New paper: Interjections (Oxford Handbook of Word Classes)

📣New! “Interjections“, a contribution to the Oxford Handbook on Word Classes. One of its aims: rejuvenate work on interjections by shifting focus from stock examples (ouch, yuck) to real workhorses like mm-hm, huh? and the like. Abstract:

No class of words has better claims to universality than interjections. At the same time, no category has more variable content than this one, traditionally the catch-all basket for linguistic items that bear a complicated relation to sentential syntax. Interjections are a mirror reflecting methodological and theoretical assumptions more than a coherent linguistic category that affords unitary treatment. This chapter focuses on linguistic items that typically function as free-standing utterances, and on some of the conceptual, methodological, and theoretical questions generated by such items. A key move is to study these items in the context of conversational sequences, rather than as a mere sideshow to sentences. This makes visible how some of the most frequent interjections streamline everyday language use and scaffold complex language. Approaching interjections in terms of their sequential positions and interactional functions has the potential to reveal and explain patterns of universality and diversity in interjections.

Anyone who writes about interjections has first to cut through a tangle of assumptions about marginality, primitivity, and insignificance. I think this is incoherent: linguistics without interjections is like chemistry without the noble gases.

Re-centering interjections is possible now because there’s plenty of cool new interactional work by folks like Emily Hofstetter, Elliott Hoey, Nick Williams, Kristian Skedsmo, Johanna Mesch, and many others.

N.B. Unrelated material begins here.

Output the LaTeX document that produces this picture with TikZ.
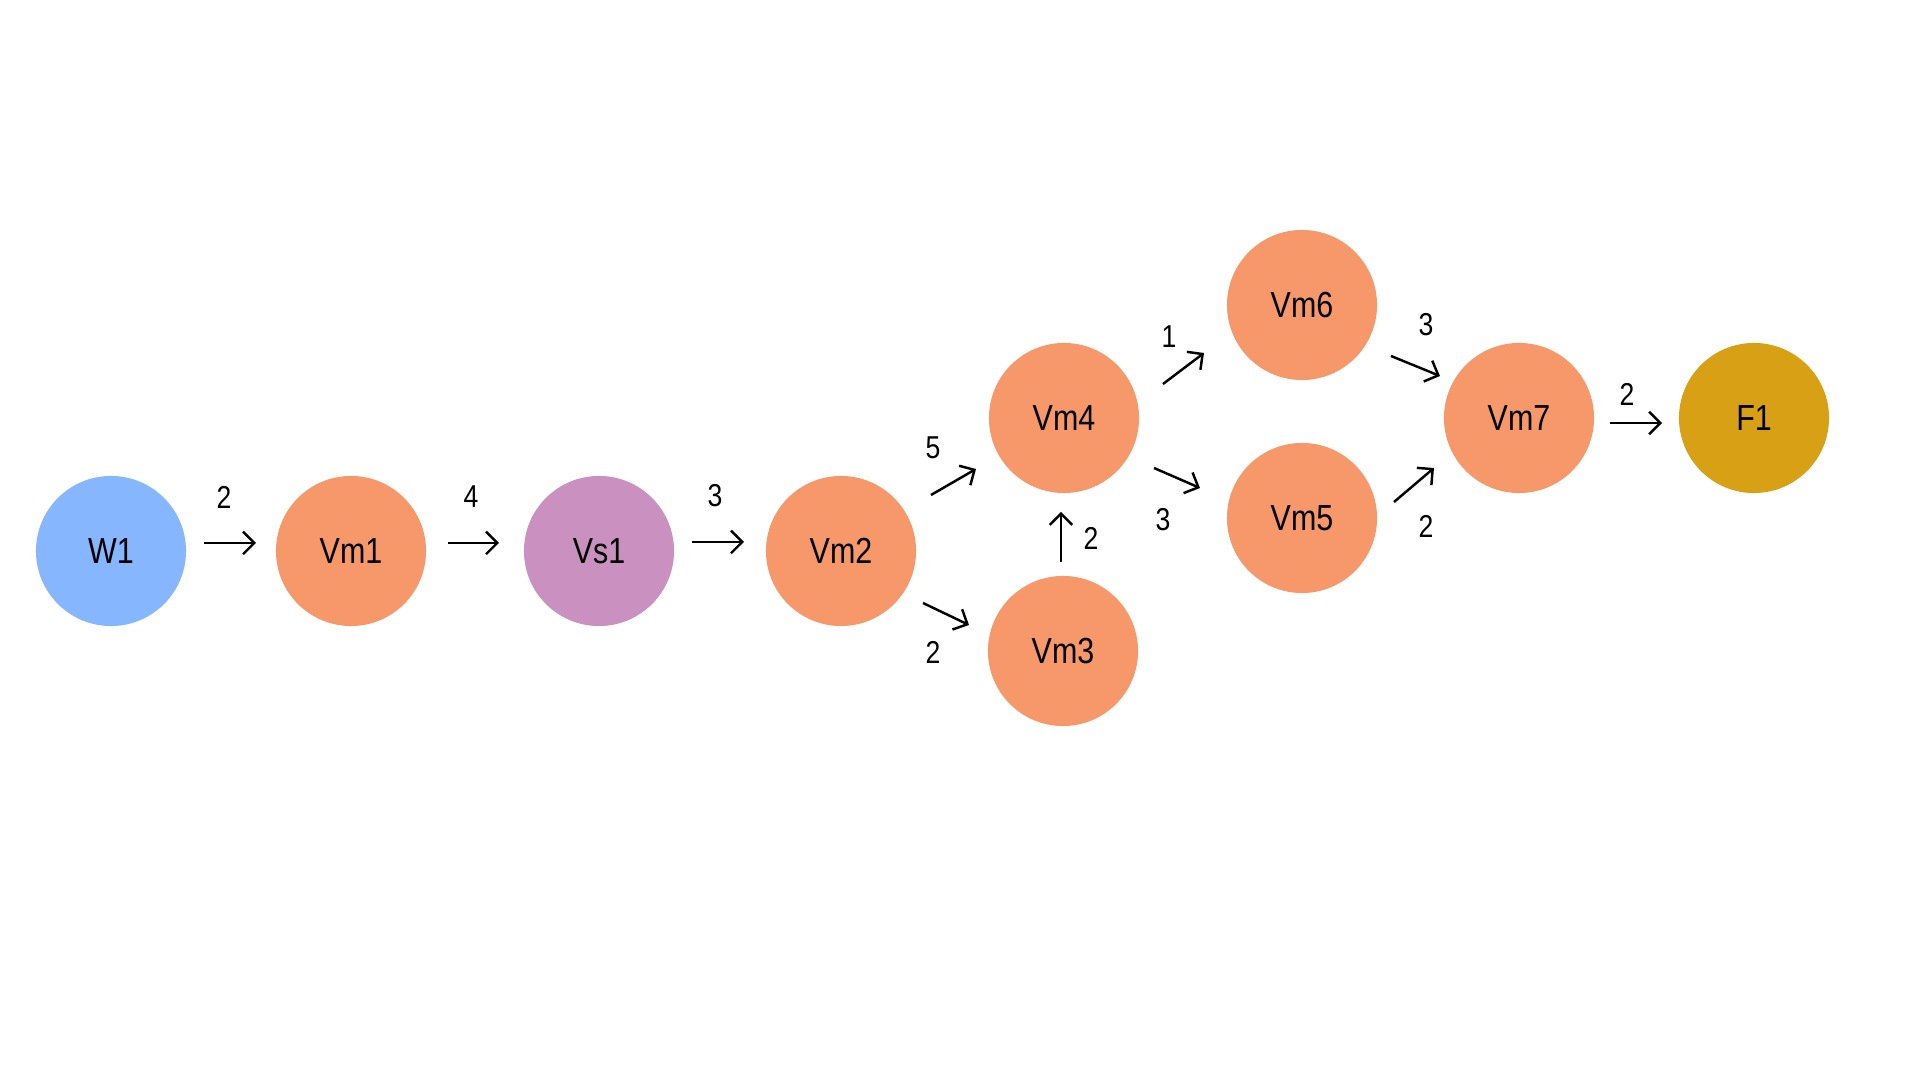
\documentclass[tikz,border=0pt]{standalone}
\usepackage{fontspec}
\setmainfont{Liberation Sans}[FakeStretch=0.84]
\usetikzlibrary{arrows.meta}
\definecolor{wblue}{HTML}{86B7FE}
\definecolor{vmorange}{HTML}{F6986A}
\definecolor{vspurple}{HTML}{CA90C0}
\definecolor{fgold}{HTML}{D7A015}
\begin{document}
\begin{tikzpicture}[x=0.01cm,y=-0.01cm,
  stage/.style={circle,minimum size=1.5cm,inner sep=0pt,text depth=0pt,font=\fontsize{10.3}{12}\selectfont},
  flow/.style={line width=0.7pt,-{Straight Barb[length=3.2pt,width=6.4pt,line width=0.7pt]}},
  wt/.style={font=\fontsize{9}{11}\selectfont}]
\fill[white] (0,0) rectangle (1920,1080);
\node[stage,fill=wblue] (W1) at (111,551) {W1};
\node[stage,fill=vmorange] (Vm1) at (351,551) {Vm1};
\node[stage,fill=vspurple] (Vs1) at (599,551) {Vs1};
\node[stage,fill=vmorange] (Vm2) at (841,551) {Vm2};
\node[stage,fill=vmorange] (Vm3) at (1063,651) {Vm3};
\node[stage,fill=vmorange] (Vm4) at (1064,418) {Vm4};
\node[stage,fill=vmorange] (Vm5) at (1302,518) {Vm5};
\node[stage,fill=vmorange] (Vm6) at (1302,305) {Vm6};
\node[stage,fill=vmorange] (Vm7) at (1519,418) {Vm7};
\node[stage,fill=fgold] (F1) at (1754,418) {F1};
\draw[flow] ([shift={(93,-8)}]W1.center) -- ([shift={(-95,-8)}]Vm1.center);
\draw[flow] ([shift={(97,-8)}]Vm1.center) -- ([shift={(-100,-8)}]Vs1.center);
\draw[flow] ([shift={(93,-9)}]Vs1.center) -- ([shift={(-97,-9)}]Vm2.center);
\draw[flow] ([shift={(90,-56)}]Vm2.center) -- ([shift={(-88,51)}]Vm4.center);
\draw[flow] ([shift={(82,52)}]Vm2.center) -- ([shift={(-94,-26)}]Vm3.center);
\draw[flow] ([shift={(-2,-89)}]Vm3.center) -- ([shift={(-3,94)}]Vm4.center);
\draw[flow] ([shift={(99,-34)}]Vm4.center) -- ([shift={(-98,48)}]Vm6.center);
\draw[flow] ([shift={(90,50)}]Vm4.center) -- ([shift={(-102,-30)}]Vm5.center);
\draw[flow] ([shift={(89,51)}]Vm6.center) -- ([shift={(-79,-42)}]Vm7.center);
\draw[flow] ([shift={(92,-16)}]Vm5.center) -- ([shift={(-85,50)}]Vm7.center);
\draw[flow] ([shift={(91,5)}]Vm7.center) -- ([shift={(-92,5)}]F1.center);
\node[wt] (l1) at (224,497) {2};
\node[wt] (l2) at (471,497) {4};
\node[wt] (l3) at (715,496) {3};
\node[wt] (l4) at (933,448) {5};
\node[wt] (l5) at (933,652) {2};
\node[wt] (l6) at (1091,538) {2};
\node[wt] (l7) at (1169,337) {1};
\node[wt] (l8) at (1163,520) {3};
\node[wt] (l9) at (1426,325) {3};
\node[wt] (l10) at (1426,526) {2};
\node[wt] (l11) at (1627,394) {2};
\end{tikzpicture}
\end{document}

A fairly standard take in linguistics is that interjections are basically public emissions of private emotions — a view that is remarkably close to folk notions about the category. However, corpus data suggests that interjections expressive of emotions are actually not all that frequent — interactional and interpersonal uses are much more prominent (yet they are the least studied). This is why re-centering is important.

In line with this, part of the chapter focuses on some of the most frequent interjections out there: continuers, minimal particles that acknowledge a turn is underway and more is anticipated (like B’s mÌ€:hm seen at lines 53 and 57)

I am always impressed by the high-precision placement of these items and by their neat form-function fit, a pliable template for signalling various degrees of alignment and affiliation, with closed lips signifying ‘keep going, I won’t take the floor’.

Traditional linguistic tools are ill-suited to deal with the nature of interjections. Perhaps this is why most grammars do little more than just listing a bunch of them & noting how they don’t fit the phonological system. Fortunately, interactional linguistics and conversation analysis offer robust methodological tools, ready to be used in descriptive & comparative work. One aim of this piece is to point folks to some concrete places to start.

In the NWO project Elementary Particles of Conversation, we undertake the comparative study of these kinds of items and their consequences for language; this chapter aims to contribute towards that goal by fostering more empirical & theoretical work.

Some further goals I set myself for this piece: 1) foreground empirical work rather than traditional research agendas; 2) elevate new work by junior & minoritized scholars; 3) treat matters in modality-inclusive & modality-agnostic ways.

I found that often, these goals converge & point to exciting new directions. For instance, including sign language data (as in this case from Norwegian SL Kristian Skedsmo, but also work by Joanna Mesch) shows the prospects of a cross-modal typology of interjections.